FP-Growth Algorithm
FP-Growth (Frequent Pattern Growth) is an efficient and scalable method for mining the complete set of frequent patterns in a database. It improves upon the Apriori algorithm by eliminating the need to generate candidate itemsets, resulting in significantly better performance.
Core Components
1. FP-Tree (Frequent Pattern Tree)
- A compact data structure that stores quantitative information about frequent patterns
- Each path represents a set of transactions that share the same frequent items
- Each node contains:
- Item name
- Count (frequency of the item)
- Node-link (pointer to the next node with the same item)
2. Header Table
- Contains each frequent item
- Count of occurrences
- Pointer to the first occurrence of the item in the FP-tree
Algorithm Steps
Phase 1: FP-Tree Construction
- Scan the database once to identify frequent items and their support counts
- Sort frequent items in each transaction by descending support count
- Construct the FP-tree:
- Create the root node labeled "null"
- For each transaction, insert its sorted frequent items into the tree
- If a path already exists, increment the count of nodes along the path
- Otherwise, create new nodes with count 1
Phase 2: Frequent Pattern Extraction
- Mine patterns from the FP-tree using a recursive divide-and-conquer approach
- For each item in the header table (from bottom up):
- Generate a frequent pattern with this item
- Construct its conditional pattern base (sub-paths leading to this item)

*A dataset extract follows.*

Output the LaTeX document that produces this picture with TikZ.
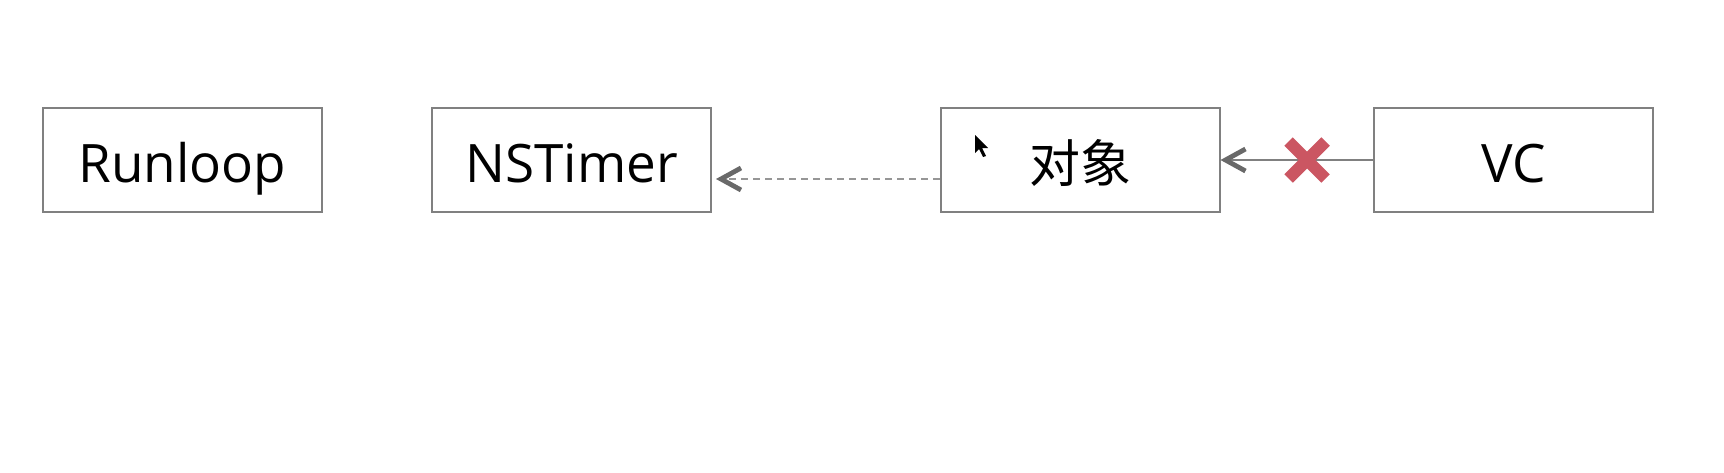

- Construct its conditional FP-tree
- Recursively mine the conditional FP-tree
- Terminate when the conditional FP-tree is empty
Example
Consider this transaction dataset:
Transaction ID | Items Purchased |
---|---|
1 | f, a, c, d, g, i, m, p |
2 | a, b, c, f, l, m, o |
3 | b, f, h, j, o |
4 | b, c, k, s, p |
5 | a, f, c, e, l, p, m, n |
With minimum support = 3 (items must appear in at least 3 transactions):
Step 1: Find frequent 1-itemsets
- Frequent items: a:3, b:3, c:4, f:4, m:3, p:3 (sorted by frequency: c, f, a, b, m, p)
Step 2: Order items by frequency in each transaction
- f, c, a, m, p
- f, c, a, b, m
- f, b
- c, b, p
- f, c, a, m, p
Step 3: Build FP-Tree
- Create paths for each transaction
- Merge overlapping paths and increment counters
Step 4: Mine frequent patterns
- Start from the least frequent item (p) in the header table
- Follow node-links to find all paths containing p
- Extract conditional pattern bases
- Build conditional FP-tree for p
- Recursively mine patterns
Advantages over Apriori
- No candidate generation: Eliminates the costly process of candidate generation and testing
- Compressed representation: FP-tree provides a compact representation of the transaction database
- No repeated database scans: Scans the database only twice (vs. multiple scans in Apriori)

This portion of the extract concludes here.